Inslee, who ran for the Democratic presidential nomination on a platform devoted to combating the climate crisis, urged people in his state to “get out there and vote against any politician like Donald Trump who has downplayed climate change”.
Biden has also been critical.
“We absolutely must act now to avoid a future defined by an unending barrage of tragedies like the one American families are enduring across the west today,” he said.
In California, 28 active large fires have burned 4,375sq miles and 16,000 firefighters are trying to suppress the flames, said Cal Fire assistant deputy director Daniel Berlant.
Smoke also poses a health concern. With air contamination at historic highs, residents who chose not to evacuate stuffed towels under doors to keep smoke out.
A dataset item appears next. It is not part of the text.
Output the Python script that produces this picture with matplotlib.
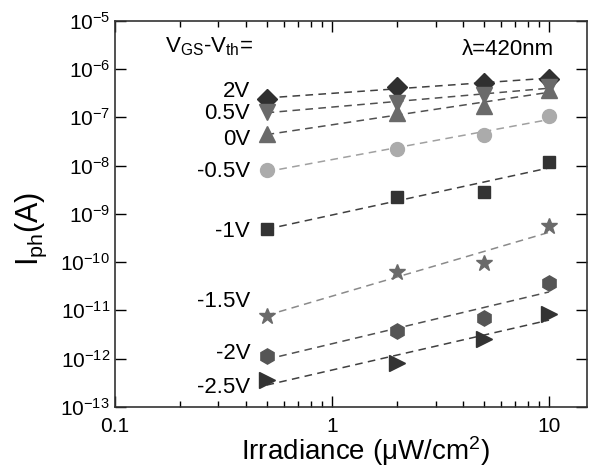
import numpy as np
import matplotlib
matplotlib.use("Agg")
import matplotlib.pyplot as plt
from matplotlib.ticker import LogLocator, NullFormatter, NullLocator

plt.rcParams['font.family'] = ['Liberation Sans', 'DejaVu Sans']
plt.rcParams['mathtext.fontset'] = 'custom'
plt.rcParams['mathtext.rm'] = 'Liberation Sans'
plt.rcParams['mathtext.it'] = 'Liberation Sans:italic'

# irradiance (uW/cm^2)
irradiance = [0.5, 2, 5, 10]

# photocurrent (A) for each VGS-Vth
labels = ['2V', '0.5V', '0V', '-0.5V', '-1V', '-1.5V', '-2V', '-2.5V']
i_2v = [2.4e-7, 4.3e-7, 5.1e-7, 6.3e-7]
i_05v = [1.3e-7, 2.0e-7, 2.9e-7, 4.3e-7]
i_0v = [4.4e-8, 1.2e-7, 1.7e-7, 3.7e-7]
i_m05v = [8.1e-9, 2.2e-8, 4.2e-8, 1.07e-7]
i_m1v = [4.9e-10, 2.2e-9, 2.8e-9, 1.2e-8]
i_m15v = [7.8e-12, 6.3e-11, 9.6e-11, 5.6e-10]
i_m2v = [1.15e-12, 3.8e-12, 7.0e-12, 3.7e-11]
i_m25v = [3.6e-13, 8.1e-13, 2.6e-12, 8.5e-12]
series = [i_2v, i_05v, i_0v, i_m05v, i_m1v, i_m15v, i_m2v, i_m25v]

# where the voltage labels sit (y, data units)
label_y = [3.5e-7, 1.2e-7, 3.4e-8, 7.4e-9, 4.3e-10, 1.5e-11, 1.26e-12, 2.5e-13]

markers = ['D', 'v', '^', 'o', 's', '*', 'h', '>']
mcolors = ['#303030', '#6a6a6a', '#6a6a6a', '#ababab', '#333333', '#6a6a6a', '#555555', '#333333']
lcolors = ['#404040', '#505050', '#505050', '#a0a0a0', '#404040', '#8a8a8a', '#505050', '#404040']
msizes = [10, 11, 11, 10, 8.5, 12, 11, 11]

fig = plt.figure(figsize=(5.95, 4.72), dpi=100)
ax = fig.add_axes([0.193, 0.138, 0.794, 0.818])

x = np.array(irradiance)
xf = np.array([0.5, 10])
for ys, m, mc, lc, ms in zip(series, markers, mcolors, lcolors, msizes):
    ys = np.array(ys)
    p = np.polyfit(np.log10(x), np.log10(ys), 1)
    ax.plot(xf, 10 ** np.polyval(p, np.log10(xf)), ls=(0, (5, 3.5)), color=lc, lw=1.1, zorder=1)
    ax.plot(x, ys, ls='none', marker=m, color=mc, ms=ms, mec=mc, zorder=2)

for lab, ly in zip(labels, label_y):
    ax.text(0.42, ly, lab, ha='right', va='center', fontsize=16)

ax.text(0.17, 2.9e-6, r'V$_{\rm GS}$-V$_{\rm th}$=', ha='left', va='center', fontsize=16)
ax.text(10.5, 2.5e-6, 'λ=420nm', ha='right', va='center', fontsize=16)

ax.set_xscale('log')
ax.set_yscale('log')
ax.set_xlim(0.1, 15)
ax.set_ylim(1e-13, 1e-5)
ax.set_xticks([0.1, 1, 10])
ax.set_xticklabels(['0.1', '1', '10'])
ax.xaxis.set_minor_locator(LogLocator(base=10, subs=np.arange(2, 10)))
ax.xaxis.set_minor_formatter(NullFormatter())
ax.yaxis.set_major_locator(LogLocator(base=10, numticks=20))
ax.yaxis.set_minor_locator(NullLocator())

ax.tick_params(which='both', direction='in', top=True, right=True, labelsize=15)
ax.tick_params(axis='x', pad=7)
ax.tick_params(which='major', length=8, width=1)
ax.tick_params(which='minor', length=4, width=1)
for s in ax.spines.values():
    s.set_linewidth(1.2)
    s.set_color('#333333')

ax.set_xlabel('Irradiance (μW/cm$^2$)', fontsize=20)
ax.xaxis.set_label_coords(0.53, -0.07)
ax.set_ylabel(r'I$_{\rm ph}$(A)', fontsize=22)
ax.yaxis.set_label_coords(-0.14, 0.46)

fig.savefig('out.png', dpi=100)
Others wore N95 respirator masks.
Fires along Oregon’s Cascade mountain range grew on Saturday, but at a slower rate than earlier in the week, when strong easterly winds acted like a bellows, pushing two large fires – at Beachie Creek and Riverside – towards each other and population centres including the south-eastern suburbs of Portland.
There was some good news: the same smoke that painted California skies orange also helped crews corral the blaze by blocking the sun, reducing temperatures and raising humidity, officials said.
Smoke created cooler conditions in Oregon, too, but it was also blamed for making the dirtiest air in at least 35 years in some places. The air quality index reading on Saturday morning in Salem, the state capital, was 512. The scale normally goes from zero to 500.
“Our firefighters in Oregon are feeling more optimistic as the weather has calmed in the last couple of days,” Jim Gersbach, a spokesman for the Oregon department of forestry, said, quoted in the Washington Post.
Some communities resembled the bombed-out cities of Europe after the second world war, buildings reduced to charred rubble atop blackened earth. If residents did not manage to flee as the flames closed in, they perished.
In Paradise, northern California, where wildfires claimed 85 lives almost two years ago, smoke from the quarter-million acre and deadly North Complex fire in the Sierra Nevada foothills blanketed the city, which was partially evacuated last week.
“It triggers a lot of feelings from before,” Patti Lloyd, who lost her home in the 2018 blaze, told the Guardian.
The situation stirred painful memories in others. “A lot of people are hurting. I think people thought the fires were behind us,” said Barbara Manson, who lost her store in 2018.
Oregon’s state fire marshal Jim Walker resigned on Saturday after being placed on administrative leave. Sources said police superintendent Travis Hampton lost confidence in Walker’s handling of the emergency.
Andrew Phelps, Oregon’s director of emergency management, warned that officials were preparing for “a mass fatality incident based on what we know and the number of structures that have been lost”.